Think about it this way: what if you have taken a configuration wizard’s bad advice and turned off XA transaction support? You’ve got a server with a data corruption issue that needs to be fixed. And yet, if you fix it, you will change its performance characteristics. Do you really want to be blamed for causing a performance issue, or even downtime, as a result of fixing a bad configuration?

My Manager Said…

Products that offer a “suite” of “comprehensive” and “intelligent” suggestions that represent “best practices based on our expert team’s experience” are just window dressing for management. They’ve been sold a lot of configuration best-practice tuning tools and they’re pretty sure if the product they’re evaluating doesn’t include one, it’s not at the industry’s standard of excellence.

It’s just a war of checkbox compliance and feature list comparison grids. It’s all for sales purposes and looking good in front of management.
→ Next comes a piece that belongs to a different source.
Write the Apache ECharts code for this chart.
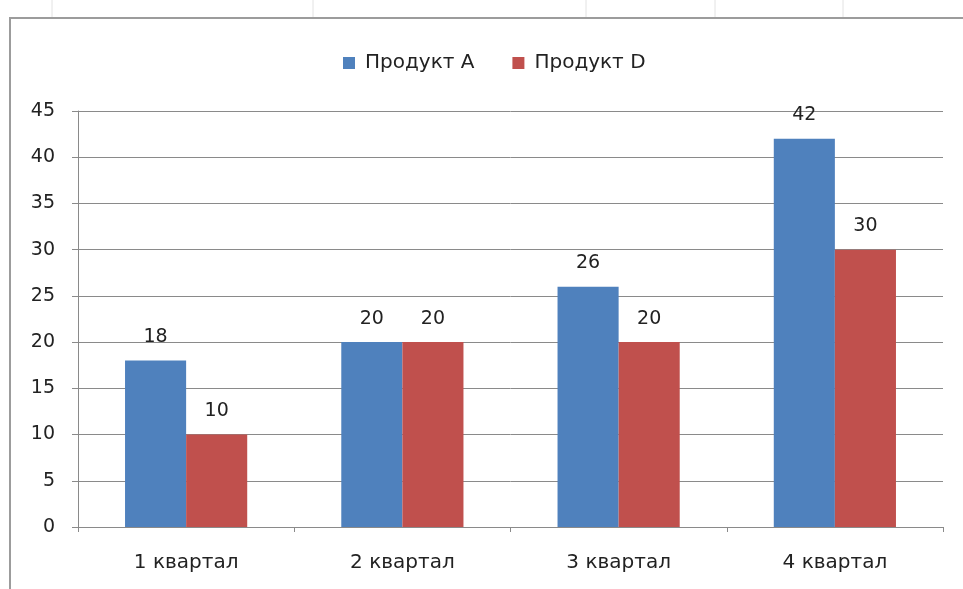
<!DOCTYPE html>
<html>
<head>
<meta charset="utf-8">
<script src="https://cdn.jsdelivr.net/npm/echarts@6/dist/echarts.min.js"></script>
<style>
  html, body { margin: 0; padding: 0; background: #ffffff; }
  #chart { width: 963px; height: 589px; }
</style>
</head>
<body>
<div id="chart"></div>
<script>
const categories = ["1 квартал", "2 квартал", "3 квартал", "4 квартал"];
const seriesNames = ["Продукт A", "Продукт D"];
const productA = [18, 20, 26, 42];
const productD = [10, 20, 20, 30];

const font = "DejaVu Sans";
const textColor = "#222222";
const lineColor = "#8a8a8a";

const chart = echarts.init(document.getElementById("chart"), null, { renderer: "canvas" });

const labelStyle = {
  show: true,
  position: "top",
  distance: 14,
  fontFamily: font,
  fontSize: 19,
  color: textColor
};

chart.setOption({
  animation: false,
  backgroundColor: "#ffffff",
  graphic: [
    // faint spreadsheet cell lines behind the chart object
    { type: "line", shape: { x1: 52, y1: 0, x2: 52, y2: 18 }, style: { stroke: "#e2e2e2", lineWidth: 1 } },
    { type: "line", shape: { x1: 313, y1: 0, x2: 313, y2: 18 }, style: { stroke: "#e2e2e2", lineWidth: 1 } },
    { type: "line", shape: { x1: 586, y1: 0, x2: 586, y2: 18 }, style: { stroke: "#e2e2e2", lineWidth: 1 } },
    { type: "line", shape: { x1: 715, y1: 0, x2: 715, y2: 18 }, style: { stroke: "#e2e2e2", lineWidth: 1 } },
    { type: "line", shape: { x1: 843, y1: 0, x2: 843, y2: 18 }, style: { stroke: "#e2e2e2", lineWidth: 1 } },
    // chart object frame
    {
      type: "rect",
      shape: { x: 10, y: 18, width: 1000, height: 700 },
      style: { fill: "none", stroke: "#9c9c9c", lineWidth: 2 },
      z: 10
    }
  ],
  legend: {
    top: 48,
    left: 338,
    itemWidth: 12,
    itemHeight: 12,
    itemGap: 38,
    icon: "rect",
    textStyle: { fontFamily: font, fontSize: 20, color: textColor, padding: [0, 0, 0, 5] },
    data: seriesNames
  },
  grid: {
    left: 78,
    right: 20,
    top: 111,
    bottom: 62,
    containLabel: false
  },
  xAxis: {
    type: "category",
    data: categories,
    axisLine: { lineStyle: { color: lineColor, width: 1 } },
    axisTick: { show: true, length: 5, lineStyle: { color: lineColor } },
    axisLabel: { fontFamily: font, fontSize: 20, color: textColor, margin: 26 }
  },
  yAxis: {
    type: "value",
    min: 0,
    max: 45,
    interval: 5,
    axisLine: { show: true, lineStyle: { color: lineColor, width: 1 } },
    axisTick: { show: true, length: 6, lineStyle: { color: lineColor } },
    axisLabel: { fontFamily: font, fontSize: 19, color: textColor, margin: 23 },
    splitLine: { lineStyle: { color: lineColor, width: 1 } }
  },
  series: [
    {
      name: seriesNames[0],
      type: "bar",
      data: productA,
      barGap: "0%",
      barCategoryGap: "43.5%",
      itemStyle: { color: "#4f81bd", borderWidth: 0 },
      label: labelStyle
    },
    {
      name: seriesNames[1],
      type: "bar",
      data: productD,
      barGap: "0%",
      barCategoryGap: "43.5%",
      itemStyle: { color: "#c0504d", borderWidth: 0 },
      label: labelStyle
    }
  ]
});
</script>
</body>
</html>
If you want to look good in front of management, do yourself a favor and send your managers this blog post instead!

Is It Possible At All?

Maybe good configuration advice in an automated way is possible, sure. If you do it enough it really does start to feel like something that should be automated, kind of like self-driving cars. I mean, all you do is sit, turn the steering wheel, and accelerate and brake, right?

Snark aside, I actually do believe a sophisticated program has a shot at doing a decent job. The things computers can do these days just boggle the mind. And I know there areresearch projects on this topic, which use much more sophisticated approaches than just calculating ratios of counters, so that gives me hope.

The Percona Configuration Wizard is actually pretty good at generating a nice default config file for a new server. I continue to use it. Our config files at VividCortex came from that wizard. But that’s an entirely different use case.

Conclusions

Creating a default config file for a database server is a tractable problem; automatically making or suggesting changes to a production server is another. That’s why we look but don’t touch. And that’s why we don’t provide any advice or suggestions in our product. This may change someday, but in the meantime I would suggest…

  1. Reading our ebook on configuring MySQL for performance
  2. Buying a copy of my book High Performance MySQL
  3. Hiring live human experts (I’m biased towards Percona, but you can get good help from MySQL, MariaDB, Pythian and a variety of others)

Above all, focus on measuring query performance, and you’ll be way better off! Most gains come from queries, indexes, and schema design–not from configuration changes.